Outlook for Peru–U.S. Travel in the Coming Weeks

Looking ahead through late March and into April 2026, schedule data and publicly available advisories suggest that both Latam and United will continue to fine-tune their operations in and out of Peru. While more than a dozen recent cancellations have drawn attention, they remain a small fraction of overall traffic, and airlines historically move to stabilize schedules once acute operational pressures ease.

At the same time, broader patterns within United’s system, including multiple active travel waivers related to weather and geopolitical developments, indicate that U.S. carriers are still operating in a volatile environment where last-minute changes remain possible. Routes that depend on a chain of connections through major hubs such as Houston are likely to feel that volatility more than point-to-point services.

For Latam, Lima’s role as a growing hub continues to evolve alongside infrastructure upgrades and terminal changes that are reshaping how passengers move through the airport. Planning documents for the hub show that periods of transition can temporarily affect flight schedules as airlines adjust to new layouts and procedures, even as longer-term capacity is expected to improve.
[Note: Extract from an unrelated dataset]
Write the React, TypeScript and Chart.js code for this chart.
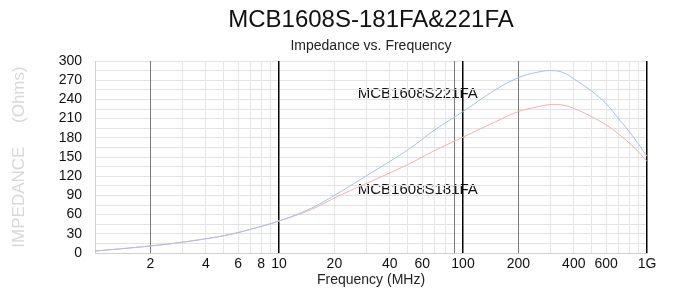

Travelers planning trips between Peru and the United States in the coming weeks may therefore want to prioritize flexible bookings, consider travel insurance that covers missed connections, and keep a close eye on developments in both airline networks. While the current disruptions are not on the scale of past systemwide crises, the recent cancellations by Latam and United underscore how quickly conditions can change on some of the region’s most important routes.